As from April 2016, the Scottish Parliament will be able to set the income tax for Scottish taxpayers. The Act also allows new taxes to be created, and additional ones devolved, north of the border.
HMRC will peg the income tax rate at 10% below the rate in the rest of the UK. This means that a Scottish rate of 10% will equal the current rate, but if it is above or below 10%, Scottish taxpayers will pay a different rate to the rest of the UK.
In order to be classed as Scottish for income tax purposes, a taxpayer must have their primary residence in Scotland. This is simple enough for people with just one home, but if they have more than one residence it will be determined on where they have spent the most time in the relevant tax year.

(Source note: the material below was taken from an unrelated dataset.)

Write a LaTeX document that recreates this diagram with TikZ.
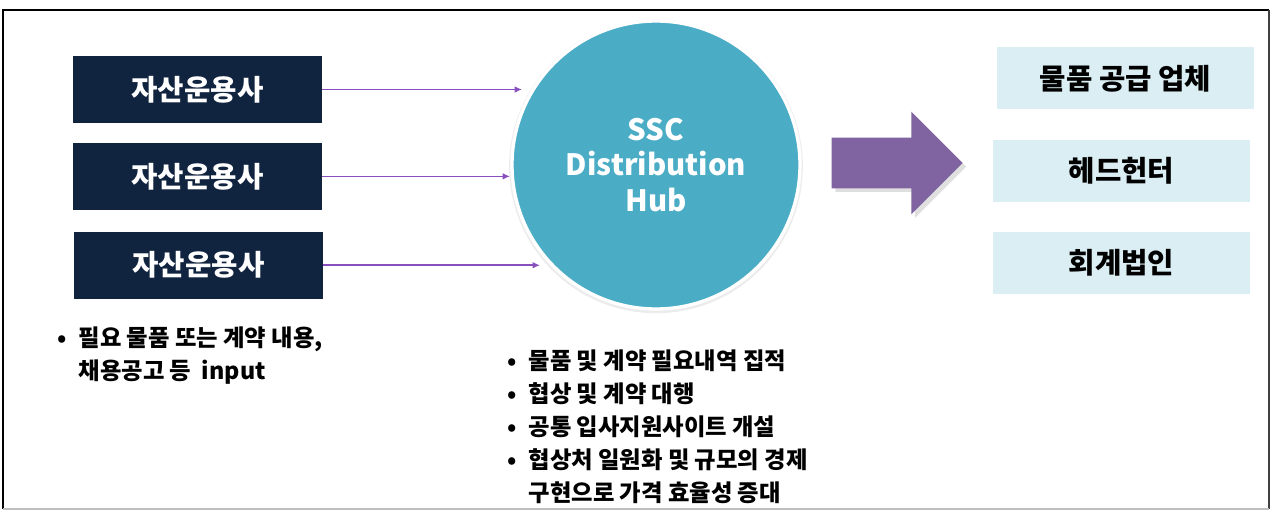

It sounds simple enough, but such a system could be open to abuse. Obviously if the Scottish rate is set lower than that in the rest of the UK, taxpayers will be happy to have their main residence north of the border. But what happens if it is higher, not lower?
Will thousands of Scots leave Edinburgh to go and live in border towns like Berwick to escape the higher rate of tax in Scotland?
It will be interesting to see what happens when the Scottish government does start setting its own tax rate. They may not find it is not as straightforward as they had hoped!